━━━━━ SUPPLIED INFORMATION ━━━━━

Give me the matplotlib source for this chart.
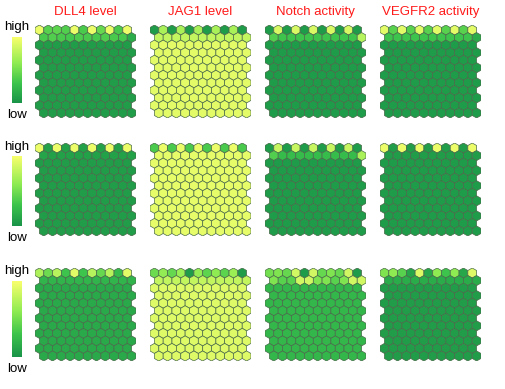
import numpy as np
import matplotlib
matplotlib.use("Agg")
import matplotlib.pyplot as plt
from matplotlib.collections import PolyCollection
from matplotlib.colors import LinearSegmentedColormap

plt.rcParams['font.family'] = ['Liberation Sans', 'DejaVu Sans']

# lattice size
n_cols = 11
n_rows = 12

titles = ["DLL4 level", "JAG1 level", "Notch activity", "VEGFR2 activity"]

# value of the bulk cells, per panel (rows x columns of panels)
base = [[0.06, 0.92, 0.05, 0.05],
        [0.06, 0.93, 0.05, 0.05],
        [0.13, 0.90, 0.22, 0.06]]

# first (top) lattice row, per panel
top_row = [
    [[0.95, 0.40, 0.42, 0.38, 0.95, 0.35, 0.95, 0.45, 0.95, 0.35, 0.95],
     [0.05, 0.70, 0.05, 0.70, 0.05, 0.70, 0.05, 0.70, 0.05, 0.70, 0.05],
     [0.05, 0.88, 0.05, 0.88, 0.05, 0.88, 0.05, 0.88, 0.05, 0.88, 0.05],
     [0.92, 0.40, 0.92, 0.40, 0.92, 0.40, 0.92, 0.40, 0.92, 0.40, 0.92]],
    [[0.95, 0.08, 0.95, 0.08, 0.95, 0.08, 0.95, 0.08, 0.95, 0.08, 0.95],
     [0.35, 0.95, 0.35, 0.95, 0.35, 0.95, 0.35, 0.95, 0.35, 0.95, 0.35],
     [0.05, 0.82, 0.05, 0.82, 0.05, 0.82, 0.05, 0.82, 0.05, 0.82, 0.05],
     [0.95, 0.06, 0.95, 0.06, 0.95, 0.06, 0.95, 0.06, 0.95, 0.06, 0.95]],
    [[0.72, 0.48, 0.75, 0.30, 0.92, 0.30, 0.75, 0.45, 0.75, 0.25, 0.92],
     [0.48, 0.62, 0.45, 0.65, 0.05, 0.62, 0.42, 0.60, 0.42, 0.65, 0.05],
     [0.50, 0.55, 0.45, 0.85, 0.05, 0.85, 0.45, 0.55, 0.45, 0.85, 0.05],
     [0.55, 0.60, 0.40, 0.10, 0.90, 0.12, 0.60, 0.30, 0.60, 0.12, 0.90]],
]

# second lattice row, per panel
second_row = [
    [[0.35, 0.38, 0.35, 0.33, 0.36, 0.35, 0.34, 0.36, 0.35, 0.33, 0.15],
     [0.80, 0.80, 0.80, 0.80, 0.80, 0.80, 0.80, 0.80, 0.80, 0.80, 0.80],
     [0.38, 0.30, 0.30, 0.30, 0.30, 0.30, 0.30, 0.30, 0.30, 0.30, 0.75],
     [0.30, 0.30, 0.30, 0.30, 0.30, 0.30, 0.30, 0.30, 0.30, 0.30, 0.15]],
    [[0.10, 0.08, 0.08, 0.08, 0.08, 0.08, 0.08, 0.08, 0.08, 0.08, 0.08],
     [0.93, 0.93, 0.93, 0.93, 0.93, 0.93, 0.93, 0.93, 0.93, 0.93, 0.93],
     [0.38, 0.25, 0.25, 0.25, 0.25, 0.25, 0.25, 0.25, 0.25, 0.25, 0.70],
     [0.06, 0.06, 0.06, 0.06, 0.06, 0.06, 0.06, 0.06, 0.06, 0.06, 0.06]],
    [[0.20, 0.20, 0.20, 0.20, 0.20, 0.20, 0.20, 0.20, 0.20, 0.20, 0.20],
     [0.80, 0.80, 0.80, 0.80, 0.80, 0.80, 0.80, 0.80, 0.80, 0.80, 0.80],
     [0.55, 0.40, 0.40, 0.85, 0.85, 0.55, 0.55, 0.40, 0.55, 0.85, 0.85],
     [0.15, 0.15, 0.15, 0.15, 0.15, 0.15, 0.15, 0.15, 0.15, 0.15, 0.15]],
]

cmap = LinearSegmentedColormap.from_list(
    "gy", [(0.0, "#1a9448"), (0.3, "#3cc44c"), (0.6, "#8eeb52"), (1.0, "#f8ff6c")])

W, H = 506, 389
fig = plt.figure(figsize=(W / 100, H / 100), dpi=100)

panel_left = [35, 150, 265, 380]
panel_top = [25, 143, 268]
panel_w, panel_h = 101, 93

# colour bar placement (pixels): high label, bar top, bar bottom, low label
cbar_px = [(27, 37, 103, 115), (147, 156, 226, 238), (271, 281, 357, 369)]

r = 1.0
w = np.sqrt(3) * r
hex_angles = np.deg2rad(np.arange(6) * 60 + 30)
hx = r * np.cos(hex_angles)
hy = r * np.sin(hex_angles)


def lattice(values):
    polys = []
    for i in range(n_rows):
        for j in range(n_cols):
            cx = j * w + (i % 2) * w / 2
            cy = -i * 1.5 * r
            polys.append(np.column_stack([cx + hx, cy + hy]))
    return polys


for pr in range(3):
    for pc in range(4):
        vals = np.full((n_rows, n_cols), base[pr][pc])
        vals[0] = top_row[pr][pc]
        vals[1] = second_row[pr][pc]
        left = panel_left[pc] / W
        bottom = 1 - (panel_top[pr] + panel_h) / H
        ax = fig.add_axes([left, bottom, panel_w / W, panel_h / H])
        coll = PolyCollection(lattice(vals), array=vals.ravel(), cmap=cmap,
                              edgecolors="#4a6a4a", linewidths=0.5)
        coll.set_clim(0, 1)
        ax.add_collection(coll)
        ax.set_xlim(-w / 2, 10.5 * w + w / 2)
        ax.set_ylim(-(n_rows - 1) * 1.5 * r - r, r)
        ax.axis("off")
        if pr == 0:
            fig.text((panel_left[pc] + panel_w / 2) / W, 1 - 12 / H, titles[pc],
                     color="#ff1a1a", fontsize=9.5, ha="center", va="center")

    hi, b0, b1, lo = cbar_px[pr]
    cax = fig.add_axes([12 / W, 1 - b1 / H, 10 / W, (b1 - b0) / H])
    grad = np.linspace(1, 0, 100).reshape(-1, 1)
    cax.imshow(grad, aspect="auto", cmap=cmap, vmin=0, vmax=1)
    cax.axis("off")
    fig.text(17 / W, 1 - hi / H, "high", fontsize=9.5, ha="center", va="center")
    fig.text(17 / W, 1 - lo / H, "low", fontsize=9.5, ha="center", va="center")

fig.savefig("out.png", dpi=100)
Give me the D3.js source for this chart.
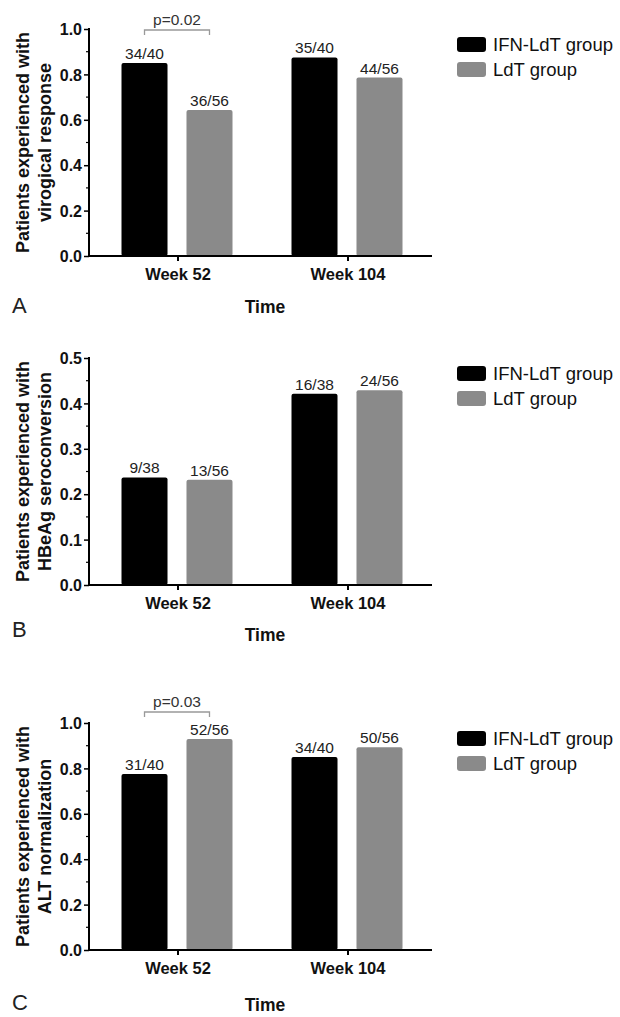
<!DOCTYPE html>
<html>
<head>
<meta charset="utf-8">
<script src="https://cdn.jsdelivr.net/npm/d3@7"></script>
<style>
  body { margin: 0; background: #fff; }
  text { font-family: "Liberation Sans", Arial, sans-serif; }
</style>
</head>
<body>
<div id="root"></div>
<script>
// data
var weeks = ["Week 52", "Week 104"];
var groups = ["IFN-LdT group", "LdT group"];
var colors = ["#000000", "#8a8a8a"];

var virologicIFN = [0.85, 0.875];
var virologicLdT = [0.643, 0.786];
var virologicLabelsIFN = ["34/40", "35/40"];
var virologicLabelsLdT = ["36/56", "44/56"];

var seroIFN = [0.237, 0.421];
var seroLdT = [0.232, 0.429];
var seroLabelsIFN = ["9/38", "16/38"];
var seroLabelsLdT = ["13/56", "24/56"];

var altIFN = [0.775, 0.85];
var altLdT = [0.929, 0.893];
var altLabelsIFN = ["31/40", "34/40"];
var altLabelsLdT = ["52/56", "50/56"];

var ticksA = [0, 0.2, 0.4, 0.6, 0.8, 1.0];
var ticksB = [0, 0.1, 0.2, 0.3, 0.4, 0.5];

var svg = d3.select("#root")
    .append("svg")
    .attr("width", 620)
    .attr("height", 1017);

// one panel per outcome
var panels = [
    { letter: "A", top: 29, yMax: 1.0, ticks: ticksA, ifn: virologicIFN, ldt: virologicLdT,
      labIfn: virologicLabelsIFN, labLdt: virologicLabelsLdT,
      title: ["Patients experienced with", "virogical response"], p: "p=0.02", timeGap: 57, letterGap: 57 },
    { letter: "B", top: 358, yMax: 0.5, ticks: ticksB, ifn: seroIFN, ldt: seroLdT,
      labIfn: seroLabelsIFN, labLdt: seroLabelsLdT,
      title: ["Patients experienced with", "HBeAg seroconversion"], p: null, timeGap: 56, letterGap: 52 },
    { letter: "C", top: 723, yMax: 1.0, ticks: ticksA, ifn: altIFN, ldt: altLdT,
      labIfn: altLabelsIFN, labLdt: altLabelsLdT,
      title: ["Patients experienced with", "ALT normalization"], p: "p=0.03", timeGap: 61, letterGap: 60 }
];

var axisLeftX = 89, axisRightX = 432, plotH = 227;

panels.forEach(function(p) { drawPanel(p); });

function drawPanel(p)
{
    var g = svg.append("g").attr("transform", "translate(0," + p.top + ")");

    var y = d3.scaleLinear().domain([0, p.yMax]).range([plotH, 0]);

    var x0 = d3.scaleBand().domain(weeks).range([92, 432]);
    var x1 = d3.scaleBand().domain(groups).range([29.5, 140.5]).paddingInner(0.292);

    // bars
    var rows = weeks.map(function(w, i) {
        return [
            { week: w, group: groups[0], v: p.ifn[i], lab: p.labIfn[i], c: colors[0] },
            { week: w, group: groups[1], v: p.ldt[i], lab: p.labLdt[i], c: colors[1] }
        ];
    }).flat();

    g.selectAll("rect.bar")
        .data(rows)
        .enter().append("rect")
        .attr("class", "bar")
        .attr("x", function(d) { return x0(d.week) + x1(d.group); })
        .attr("y", function(d) { return y(d.v); })
        .attr("width", x1.bandwidth())
        .attr("height", function(d) { return plotH - y(d.v); })
        .attr("rx", 2)
        .attr("fill", function(d) { return d.c; });

    g.selectAll("text.val")
        .data(rows)
        .enter().append("text")
        .attr("class", "val")
        .attr("x", function(d) { return x0(d.week) + x1(d.group) + x1.bandwidth() / 2; })
        .attr("y", function(d) { return y(d.v) - 4; })
        .attr("text-anchor", "middle")
        .style("font-size", "15.5px")
        .attr("fill", "#222")
        .text(function(d) { return d.lab; });

    // y axis with minor ticks
    var minor = [];
    for (var i = 0; i < p.ticks.length - 1; i++) minor.push((p.ticks[i] + p.ticks[i + 1]) / 2);

    var yAxis = g.append("g")
        .attr("transform", "translate(" + axisLeftX + ",0)")
        .call(d3.axisLeft(y).tickValues(p.ticks).tickSize(5).tickPadding(2).tickFormat(d3.format(".1f")));
    yAxis.select(".domain").attr("stroke-width", 2).attr("d", "M0,-1V" + (plotH + 1));
    yAxis.selectAll(".tick line").attr("stroke-width", 1.5);
    yAxis.selectAll(".tick text")
        .style("font-size", "16px").style("font-weight", "bold")
        .attr("fill", "#111").attr("dy", "0.36em");

    g.append("g").selectAll("line")
        .data(minor)
        .enter().append("line")
        .attr("x1", axisLeftX - 3).attr("x2", axisLeftX)
        .attr("y1", function(d) { return y(d); })
        .attr("y2", function(d) { return y(d); })
        .attr("stroke", "#000").attr("stroke-width", 1.2);

    // x axis
    g.append("line")
        .attr("x1", axisLeftX - 1).attr("x2", axisRightX)
        .attr("y1", plotH).attr("y2", plotH)
        .attr("stroke", "#000").attr("stroke-width", 2);

    g.selectAll("line.xt")
        .data(weeks)
        .enter().append("line")
        .attr("class", "xt")
        .attr("x1", function(d) { return x0(d) + x0.bandwidth() / 2 + 1; })
        .attr("x2", function(d) { return x0(d) + x0.bandwidth() / 2 + 1; })
        .attr("y1", plotH).attr("y2", plotH + 5)
        .attr("stroke", "#000").attr("stroke-width", 2);

    g.selectAll("text.xl")
        .data(weeks)
        .enter().append("text")
        .attr("class", "xl")
        .attr("x", function(d) { return x0(d) + x0.bandwidth() / 2 + 1; })
        .attr("y", plotH + 24)
        .attr("text-anchor", "middle")
        .style("font-size", "16.5px").style("font-weight", "bold")
        .attr("fill", "#111")
        .text(function(d) { return d; });

    g.append("text")
        .attr("x", 265)
        .attr("y", plotH + p.timeGap)
        .attr("text-anchor", "middle")
        .style("font-size", "17.5px").style("font-weight", "bold")
        .attr("fill", "#111")
        .text("Time");

    g.append("text")
        .attr("x", 12)
        .attr("y", plotH + p.letterGap)
        .style("font-size", "22px")
        .attr("fill", "#222")
        .text(p.letter);

    // y axis title, two lines
    g.append("text")
        .attr("transform", "translate(29," + (plotH / 2) + ") rotate(-90)")
        .attr("text-anchor", "middle")
        .style("font-size", "18px").style("font-weight", "bold")
        .attr("fill", "#111")
        .text(p.title[0]);
    g.append("text")
        .attr("transform", "translate(51," + (plotH / 2) + ") rotate(-90)")
        .attr("text-anchor", "middle")
        .style("font-size", "18px").style("font-weight", "bold")
        .attr("fill", "#111")
        .text(p.title[1]);

    // significance bracket over week 52
    if (p.p) {
        var bx1 = x0(weeks[0]) + x1(groups[0]) + x1.bandwidth() / 2;
        var bx2 = x0(weeks[0]) + x1(groups[1]) + x1.bandwidth() / 2;
        var by = p.letter === "A" ? 1 : -11;
        g.append("path")
            .attr("d", "M" + bx1 + "," + (by + 5) + "V" + by + "H" + bx2 + "V" + (by + 5))
            .attr("fill", "none")
            .attr("stroke", "#999")
            .attr("stroke-width", 1.3);
        g.append("text")
            .attr("x", (bx1 + bx2) / 2)
            .attr("y", by - 5)
            .attr("text-anchor", "middle")
            .style("font-size", "15.5px")
            .attr("fill", "#333")
            .text(p.p);
    }

    // legend
    var leg = g.append("g").attr("transform", "translate(457,8)");
    leg.selectAll("rect")
        .data(groups)
        .enter().append("rect")
        .attr("x", 0)
        .attr("y", function(d, i) { return i * 25; })
        .attr("width", 29).attr("height", 15)
        .attr("rx", 3)
        .attr("fill", function(d, i) { return colors[i]; });
    leg.selectAll("text")
        .data(groups)
        .enter().append("text")
        .attr("x", 36)
        .attr("y", function(d, i) { return i * 25 + 14; })
        .style("font-size", "18.5px")
        .attr("fill", "#111")
        .text(function(d) { return d; });
}
</script>
</body>
</html>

━━━━━

Write out again exactly the lines from the start of the data above through the line containing "from matplotlib.colors import", inclusive, excluding any pictures.

**EXERCISE ANSWER:**
Give me the matplotlib source for this chart.
import numpy as np
import matplotlib
matplotlib.use("Agg")
import matplotlib.pyplot as plt
from matplotlib.collections import PolyCollection
from matplotlib.colors import LinearSegmentedColormap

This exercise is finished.